We applied this new workflow to two different water flooded North Sea oil fields and here we show our results for a representative Well A. This well produces 38°API oil, contains high CO2 (5% in the gas phase at separator conditions) and low H2S (500ppmv at the same conditions) but shows FeS precipitation in the produced fluids.  

The first step of our workflow is to tune the oil and gas Equation of State (EOS) in the PVT model to obtain the correct GOR and densities. Using this information we can calculate the gas breakout point and understand how the three phase relative volumes change along the well.

Knowing the separator temperature, pressure, gas H2S and CO2 mole fraction we can adjust the hydrocarbon composition to obtain the correct concentrations in the gas phase using flash calculations in the PVT model. This will also give us the hydrocarbon H2S and CO2 content. Finally, with vapour/liquid equilibrium equations we calculate the water phase H2S and CO2 concentration in the separator and using the correct flow rates we determine the total mass of H2S and CO2 in the system.

Total H2S and CO2 are all recombined to a two phase system in the reservoir where we fix the oil/water partitioning coefficient (form literature values) and calculate the oil and water H2S and CO2 concentrations.

When the fluids are taken into the wellbore, the same process is repeated for the two phase system up to the point of gas breakout.

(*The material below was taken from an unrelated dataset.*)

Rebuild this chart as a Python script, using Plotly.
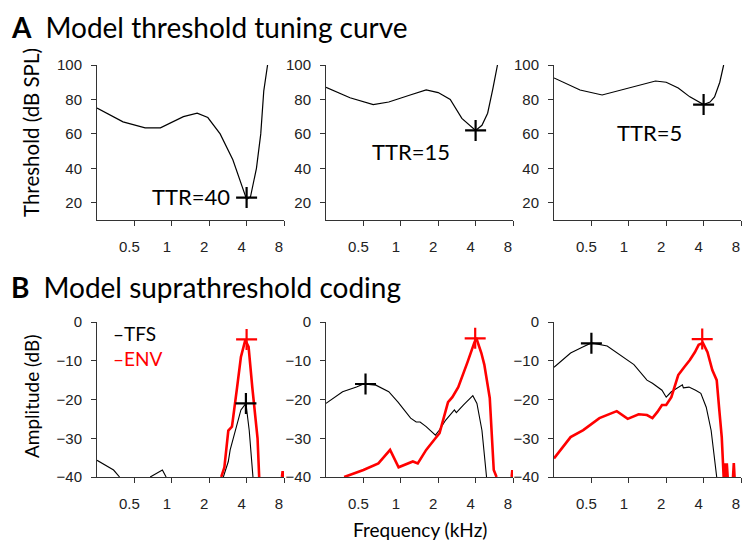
import math
import plotly.graph_objects as go

# ---------------- data ----------------
tick_freqs = [0.5, 1, 2, 4, 8]
tick_freq_labels = ["0.5", "1", "2", "4", "8"]
thr_ticks = [20, 40, 60, 80, 100]
amp_ticks = [0, -10, -20, -30, -40]

# Panel A: threshold tuning curves (kHz, dB SPL)
thrA_f = [0.25, 0.405, 0.61, 0.81, 1.24, 1.6, 1.95, 2.45, 3.1, 3.7, 4.0, 4.3, 4.8, 5.2, 5.5, 5.9]
thrA_y = [75, 67, 63.5, 63.5, 70, 72, 69.5, 60, 45, 29, 22, 23.5, 40, 60, 85, 100]
thrB_f = [0.25, 0.39, 0.6, 0.8, 1.19, 1.6, 2.0, 2.5, 3.1, 4.0, 4.5, 5.0, 5.5, 6.0]
thrB_y = [87, 81, 77, 78.5, 82.6, 85.5, 84, 80, 69, 62, 65, 72, 86, 100]
thrC_f = [0.25, 0.405, 0.61, 1.03, 1.64, 2.0, 2.5, 3.1, 4.0, 4.5, 4.9, 5.4, 5.8]
thrC_y = [92.5, 85.5, 82.6, 86.7, 90.7, 90, 86.7, 81.5, 77, 78.5, 81.5, 90, 100]
ttr_labels = ["TTR=40", "TTR=15", "TTR=5"]
ttr_pos_f = [1.43, 1.21, 1.46]
ttr_pos_y = [23.5, 49.6, 60.6]
cf_marker_f = [4.0, 4.0, 4.0]
cf_marker_y = [23, 62, 77]

# Panel B: suprathreshold coding (kHz, dB)
tfsA_f = [0.25, 0.34, 0.38, None, 0.67, 0.84, 0.9, None, 2.6, 2.75, 2.85, 2.95, 3.25, 3.6, 3.95, 4.2, 4.5]
tfsA_y = [-35.7, -38.2, -40, None, -40, -38.2, -40, None, -40, -37.5, -36, -33, -28, -22.7, -21, -28, -40]
envA_f = [2.5, 2.65, 2.85, 3.05, 3.35, 3.6, 3.9, 4.15, 4.45, 4.9, 5.05, None, 7.7, 7.8, 7.9]
envA_y = [-40, -37.5, -28, -27, -17, -9, -4.7, -6.4, -17, -30, -40, None, -40, -38.5, -40]

tfsB_f = [0.25, 0.34, 0.44, 0.5, 0.63, 0.8, 0.95, 1.2, 1.33, 1.43, 1.6, 1.9, 2.03, 2.3, 2.7, 2.8, 3.2, 3.8, 4.1, 4.5, 4.9]
tfsB_y = [-21, -18, -16.8, -16, -16.3, -18, -20.7, -24.8, -25.8, -25.8, -27, -29.2, -28, -25.3, -22.7, -23.4, -21.4, -19, -21, -28, -40]
envB_f = [0.35, 0.5, 0.66, 0.82, 0.96, 1.25, 1.37, 1.6, 1.9, 2.05, 2.4, 2.6, 2.9, 3.1, 3.45, 3.9, 4.05, 4.45, 4.7, 5.2, 5.6, 5.9, None, 7.8, 7.9, 8.0]
envB_y = [-40, -38.2, -36.5, -33, -37.5, -36, -36.5, -33, -30, -28.7, -20.7, -19.4, -16.8, -14.5, -10.3, -5.4, -4.1, -8, -11, -19.6, -38.2, -40, None, -40, -38.2, -40]

tfsC_f = [0.25, 0.34, 0.43, 0.5, 0.67, 0.85, 1.1, 1.4, 1.55, 1.85, 2.0, 2.2, 2.7, 2.75, 3.05, 3.45, 3.8, 4.2, 4.6, 5.1]
tfsC_y = [-11.7, -8, -6.4, -5.4, -6.2, -8.5, -11, -15, -15.8, -17.6, -19.4, -18, -16.2, -17, -16.8, -17.6, -18.4, -22, -28, -40]
envC_f = [0.25, 0.34, 0.43, 0.58, 0.8, 0.98, 1.2, 1.4, 1.55, 1.7, 1.85, 2.0, 2.2, 2.5, 2.8, 3.1, 3.4, 3.65, 3.95, 4.3, 4.7, 5.1, 5.35, 5.6, 5.8, 5.95, 6.05, 6.15, 6.25, None, 6.9, 7.0, 7.1]
envC_y = [-35.2, -29.7, -27.9, -24.8, -23, -25, -23.8, -24, -24.8, -23.2, -21.4, -21.4, -19.4, -13.7, -11.6, -9.8, -7.8, -5.9, -5.4, -7.8, -12.4, -15, -22.7, -29.7, -40, -36.5, -40, -36.5, -40, None, -40, -36.4, -40]

tfs_peak_f = [3.95, 0.52, 0.5]
tfs_peak_y = [-21, -16, -5.5]
env_peak_f = [4.0, 3.97, 3.9]
env_peak_y = [-4.5, -4.2, -4.4]

# ---------------- figure ----------------
W, H = 742, 542
col_px = [(97, 284), (326, 513), (554, 741)]
top_px = (65, 220)     # pixel rows (top, bottom) of panel A plots
bot_px = (322, 477)    # pixel rows of panel B plots

def xdom(i):
    return [col_px[i][0] / W, col_px[i][1] / W]

def ydom(p):
    return [1 - p[1] / H, 1 - p[0] / H]

tick_font = dict(family="Liberation Sans, Arial", size=15, color="#222")
axis_common = dict(showline=True, linecolor="#333", linewidth=1, ticks="outside",
                   ticklen=5, tickwidth=1, tickcolor="#333", showgrid=False,
                   zeroline=False, tickfont=tick_font, fixedrange=True,
                   automargin=False, ticklabeloverflow="allow")

fig = go.Figure()
layout = dict(width=W, height=H, margin=dict(l=0, r=0, t=0, b=0, autoexpand=False),
              paper_bgcolor="white", plot_bgcolor="white", showlegend=False)

for k in range(6):
    row, col = divmod(k, 3)
    xa = "xaxis" if k == 0 else f"xaxis{k+1}"
    ya = "yaxis" if k == 0 else f"yaxis{k+1}"
    yref = "y" if k == 0 else f"y{k+1}"
    xref = "x" if k == 0 else f"x{k+1}"
    layout[xa] = dict(axis_common, type="log", range=[math.log10(0.25), math.log10(8)],
                      domain=xdom(col), anchor=yref, tickvals=tick_freqs,
                      ticktext=tick_freq_labels, ticklabelstandoff=8,
                      ticklabelshift=-5)
    if row == 0:
        layout[ya] = dict(axis_common, range=[10, 100], domain=ydom(top_px), anchor=xref,
                          tickvals=thr_ticks, ticklabelstandoff=6)
    else:
        layout[ya] = dict(axis_common, range=[-40, 0], domain=ydom(bot_px), anchor=xref,
                          tickvals=amp_ticks, ticklabelstandoff=6)

fig.update_layout(**layout)

def axes(k):
    return ("x" if k == 0 else f"x{k+1}", "y" if k == 0 else f"y{k+1}")

thr_f = [thrA_f, thrB_f, thrC_f]
thr_y = [thrA_y, thrB_y, thrC_y]
for i in range(3):
    xr, yr = axes(i)
    fig.add_trace(go.Scatter(x=thr_f[i], y=thr_y[i], mode="lines", xaxis=xr, yaxis=yr,
                             line=dict(color="black", width=1.2), hoverinfo="skip"))
    fig.add_trace(go.Scatter(x=[cf_marker_f[i]], y=[cf_marker_y[i]], mode="markers",
                             xaxis=xr, yaxis=yr, cliponaxis=False,
                             marker=dict(symbol="cross-thin", size=15,
                                         line=dict(color="black", width=2.2))))
    fig.add_annotation(x=math.log10(ttr_pos_f[i]), y=ttr_pos_y[i], xref=xr, yref=yr,
                       xanchor="center", yanchor="middle",
                       text=ttr_labels[i], showarrow=False,
                       font=dict(family="Lato", size=22, color="black"))

tfs_f = [tfsA_f, tfsB_f, tfsC_f]
tfs_y = [tfsA_y, tfsB_y, tfsC_y]
env_f = [envA_f, envB_f, envC_f]
env_y = [envA_y, envB_y, envC_y]
for i in range(3):
    xr, yr = axes(i + 3)
    fig.add_trace(go.Scatter(x=tfs_f[i], y=tfs_y[i], mode="lines", xaxis=xr, yaxis=yr,
                             line=dict(color="black", width=1.1), connectgaps=False,
                             hoverinfo="skip"))
    fig.add_trace(go.Scatter(x=env_f[i], y=env_y[i], mode="lines", xaxis=xr, yaxis=yr,
                             line=dict(color="#ff0000", width=2.6), connectgaps=False,
                             hoverinfo="skip"))
    fig.add_trace(go.Scatter(x=[tfs_peak_f[i]], y=[tfs_peak_y[i]], mode="markers",
                             xaxis=xr, yaxis=yr, cliponaxis=False,
                             marker=dict(symbol="cross-thin", size=15,
                                         line=dict(color="black", width=2.2))))
    fig.add_trace(go.Scatter(x=[env_peak_f[i]], y=[env_peak_y[i]], mode="markers",
                             xaxis=xr, yaxis=yr, cliponaxis=False,
                             marker=dict(symbol="cross-thin", size=15,
                                         line=dict(color="#ff0000", width=2.2))))

title_font = dict(family="Lato", size=28, color="black")
fig.add_annotation(x=9 / W, y=1 - 27 / H, xref="paper", yref="paper", xanchor="left",
                   yanchor="middle", showarrow=False,
                   text="<b>A</b>\u2002Model threshold tuning curve",
                   font=title_font)
fig.add_annotation(x=9 / W, y=1 - 287 / H, xref="paper", yref="paper", xanchor="left",
                   yanchor="middle", showarrow=False,
                   text="<b>B</b>\u2002Model suprathreshold coding",
                   font=title_font)

fig.add_annotation(x=31 / W, y=1 - 133 / H, xref="paper", yref="paper", textangle=-90,
                   xanchor="center", yanchor="middle",
                   showarrow=False, text="Threshold (dB SPL)",
                   font=dict(family="Lato", size=20.5, color="black"))
fig.add_annotation(x=31 / W, y=1 - 397 / H, xref="paper", yref="paper", textangle=-90,
                   xanchor="center", yanchor="middle",
                   showarrow=False, text="Amplitude (dB)",
                   font=dict(family="Lato", size=19, color="black"))
fig.add_annotation(x=420 / W, y=1 - 529 / H, xref="paper", yref="paper",
                   xanchor="center", yanchor="middle",
                   showarrow=False, text="Frequency (kHz)",
                   font=dict(family="Lato", size=19, color="black"))

# legend (panel B, left)
fig.add_annotation(x=111 / W, y=1 - 333 / H, xref="paper", yref="paper", xanchor="left",
                   yanchor="middle", showarrow=False, text="\u2013TFS",
                   font=dict(family="Lato", size=19, color="black"))
fig.add_annotation(x=111 / W, y=1 - 358 / H, xref="paper", yref="paper", xanchor="left",
                   yanchor="middle", showarrow=False, text="\u2013ENV",
                   font=dict(family="Lato", size=19, color="#ff0000"))

fig.write_html("out.html", config={"displayModeBar": False},
               post_script="document.body.style.margin='0';document.body.style.overflow='hidden';")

At gas breakout, we run an iterative process to calculate the final H2S and CO2 concentration in all three phases which satisfies the mass balance, vapour/liquid equilibrium equation and the fixed oil/water partitioning coefficient. These results give us an H2S and CO2 concentration trend from the reservoir to the first stage of separation.

To model the water pH we start from the reservoir using the given water composition, the calculated dissolved H2S and CO2 and the carbonate equilibrium (CaCO3 saturation ratio, SR =1) which applies to reservoirs containing carbonate rock.

In the wellbore we take this produced water composition but change temperature, pressure, H2S and CO2 to reflect the values associated to each selected point in the well.

Finally, we use the calculated H2S, CO2 and pH as data input for the scale prediction model to obtain iron sulphide scaling trends.

The results we obtained show a rather constant pH trend along the well up to the point of gas break out. Due to the high CO2 concentration, the pH in this region is kept below 6 and the iron sulphide scaling potential slightly decreases as we go up the well thanks to the temperature changes (less precipitation at lower temperature).

However, at gas breakout CO2 is released and the pH increases causing an increase in iron sulphide scaling potential (which is higher at higher pH).

The pH, bicarbonate and the expected dissolved iron values obtained from our modelling calculations are comparable to field readings and the discrepancies can be explained by the limitations of sampling and analysis techniques as well as uncertainties associated with H2S solubility in oil and water at low concentrations.

The scaling potential does not change significantly along the well and is limited by the amount of iron available. This information can be used to deploy an effective prevention or mitigation strategy for the control of FeS. The pH values and dissolved H2S and CO2 can also be used to run in-situ corrosion calculations and identify areas at higher risk.

Additional challenges associated with FeS scale predictions remain (i.e. prediction of different iron sulphide crystal forms) but this work overcomes the significant implications of pH effect on FeS precipitation.

Applying this newly developed workflow allows any user with access to commercially available PVT and scale prediction tools to answer critical questions related to FeS scaling potential in oil fields which cannot be answered by using these tools individually. This information ultimately allows an operator to deploy effective and efficient mitigation strategies tailored to the sulphide scaling problem.